GFR: 1911 was a relatively uneventful year. In March the Pro Grand Master, Lord Ampthill, announced that he was
Commanded by the Most Worshipful Grand Master to inform you that he intends to preside over the Festival of Grand Lodge on the 26th April. I believe that the opportunity which will be afforded by His Royal Highness’s gracious intention is one that anticipates the heartfelt desire of all Freemasons.
JMH: The reason was that at the request of His Majesty the King, the Duke of Connaught had accepted the Governor Generalship of Canada, which would lead to his protracted absence abroad. To meet the expected demand from those wishing to attend, the Investiture was moved to the Royal Albert Hall. A huge amount of work went into the preparation of the meeting, attended by over 6,000 Brethren. Disaster struck! The Grand Master was struck down by bronchitis and held prisoner by his doctors! A loyal address was moved expressing disappointment, wishing him a speedy relief and a safe journey to his onerous duties in Canada. At the June Quarterly Communication a further message was received from the Grand Master in which, inter alia, he said: “It has been a source of deep gratification to me to have held for eleven years that post of Grand Master of English Freemasons, in which my dear brother King Edward VII took such pride, and while I have considered it a solemn duty to carry on his work I have not been forgetful of the great advantage to myself of my association with the Craft. Wherever I have been I have felt that proud assurance that I had you watchful sympathy and interest in my welfare. I know that scarcely a day has passed on which bodies of Freemasons, all over the Empire, have not wished me well at their Festive assemblies and listened with sympathetic attention to kind words which have been said about me. I can assure you Brethren, that I have not regarded all this as mere formality and that I have attached the highest value to your personal and fraternal goodwill.”
GFR: In June the Board of General Purposes reported that, acting on the recommendation of the Officers and Clerks Committee, it had resolved
to recommend to Grand Lodge that the salary of the Grand Secretary be increased to £2,000 a year, as from the 1st January last, on the understanding that such increase shall not be considered as a permanent endowment of the office of Grand Secretary but solely as a personal recognition of the services which have been rendered to Freemasonry by the present Grand Secretary.
The Report of the Board was taken as read and confirmed, the recommendations contained therein adopted, and the Report entered on the Minutes.
JMH: Until 1909 the appointment of staff from the Grand Secretary downwards, their terms, conditions and salaries had all been debated in Grand Lodge.

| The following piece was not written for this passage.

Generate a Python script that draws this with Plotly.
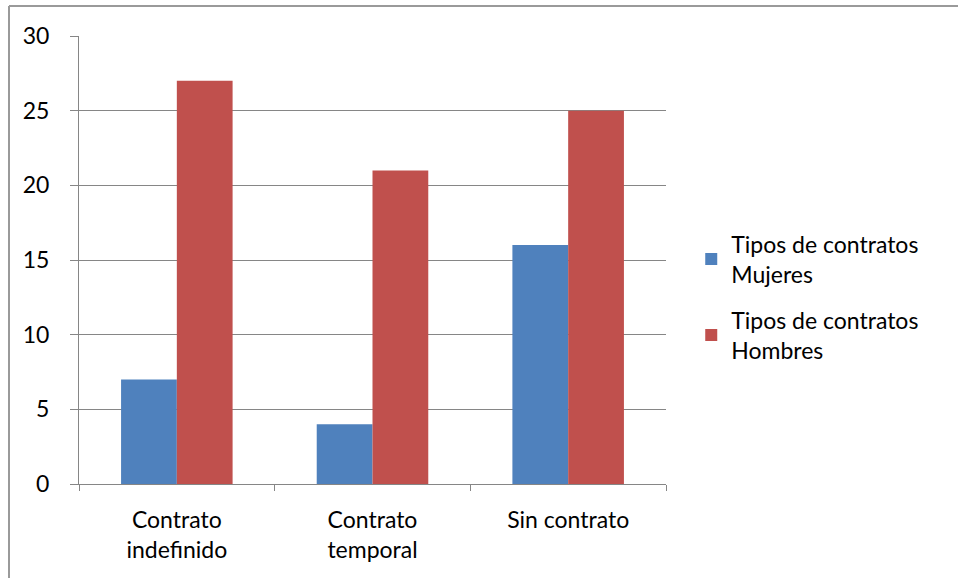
import plotly.graph_objects as go

categories = ["Contrato<br>indefinido", "Contrato<br>temporal", "Sin contrato"]
mujeres = [7, 4, 16]
hombres = [27, 21, 25]
series_names = ["Tipos de contratos<br>Mujeres", "Tipos de contratos<br>Hombres"]
y_ticks = [0, 5, 10, 15, 20, 25, 30]

FONT = "Lato"
GRID = "#868686"
FS = 23

fig = go.Figure()
fig.add_trace(go.Bar(x=categories, y=mujeres, name=series_names[0], legendgroup="m",
                     marker=dict(color="#4F81BD", line=dict(width=0))))
fig.add_trace(go.Bar(x=categories, y=hombres, name=series_names[1], legendgroup="h",
                     marker=dict(color="#C0504D", line=dict(width=0))))

fig.update_layout(
    width=958, height=578,
    margin=dict(l=79, r=292, t=36, b=94),
    paper_bgcolor="white", plot_bgcolor="white",
    barmode="group", bargap=0.43, bargroupgap=0,
    font=dict(family=FONT, size=FS, color="black"),
    legend=dict(x=1.043, xanchor="left", y=0.417, yanchor="middle",
                font=dict(size=FS), traceorder="grouped", tracegroupgap=13,
                itemwidth=30),
    showlegend=True,
)
fig.update_xaxes(
    showline=True, linecolor=GRID, linewidth=1,
    ticks="outside", ticklen=6, tickcolor=GRID, tickson="boundaries",
    showgrid=False, tickfont=dict(size=FS), ticklabelstandoff=15,
)
fig.update_yaxes(
    range=[0, 30], tickvals=y_ticks,
    showline=True, linecolor=GRID, linewidth=1,
    ticks="outside", ticklen=8, tickcolor=GRID,
    showgrid=True, gridcolor=GRID, gridwidth=1,
    zeroline=False, tickfont=dict(size=FS), ticklabelstandoff=16,
)
# outer chart border (top and left visible)
fig.add_shape(type="line", xref="paper", yref="paper",
              x0=(9 - 79) / 587, x1=1.6, y0=(484 - 6) / 448, y1=(484 - 6) / 448,
              line=dict(color="#9a9a9a", width=2))
fig.add_shape(type="line", xref="paper", yref="paper",
              x0=(9 - 79) / 587, x1=(9 - 79) / 587, y0=(484 - 6) / 448, y1=-0.3,
              line=dict(color="#9a9a9a", width=2))

fig.write_html("out.html")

The setting up of the Officers and Clerks Committee of the Board in that year removed much of the debate, except for additional finance, out of Grand Lodge. The Grand Secretary, Sir Edward Letchworth was indefatigable and much liked, hence the ready agreement to the motion. The present Grand Secretary might be interested to know that the purchasing power of £2,000 in 1911 equates to over £150,000 today!
GFR: The year ended with some sad news: the death of W Bro Henry Sadler, first the Grand Tyler and then the Librarian and Curator of the Grand Lodge, and therefore in the latter capacity one of the predecessors of my co-presenter, who can pay a far more eloquent tribute to him than I could hope to do.
JMH: My co-presenter is, as always, correct! (Laughter) Henry Sadler is one of my Masonic heroes. Indeed it could be argued that had he not worked at Freemasons’ Hall I might well not be standing before you today. Sadler joined the staff in 1865 as an assistant to the Grand Tyler, being appointed to that office in 1879. As Grand Tyler, in addition to ceremonial work, he was responsible for the running and letting of Freemasons’ Hall and was provided with an apartment in the building. Fascinated by history he spent most of his spare time searching cupboards and cellars locating all the archives of the two previous Grand Lodges, the United Grand Lodge and Supreme Grand Chapter. When in 1887 the Board revived the moribund Library and Museum with the Grand Secretary as nominal Librarian, Sadler was appointed sub-Librarian and quickly set to, expanding the collections. He quickly became known to the growing group of Masonic historians both at home and abroad, all of whom acknowledged his help and knowledge. When the house next door to Freemasons’ Hall was acquired in 1904 for additional office space, such had been Sadler’s work that the main rooms were set aside as a Library and Museum. His work was crowned in 1910 when he was appointed the first Librarian and Curator of Grand Lodge and was elected Master of the renowned Quatuor Coronati Lodge No. 2076. The many tributes to his memory praised his kindness, helpfulness and great willingness to share with others what he had learned from the treasures under his care. He was certainly one who “lived respected and died regretted” and, one hundred years later, Masonic historians still revere his memory.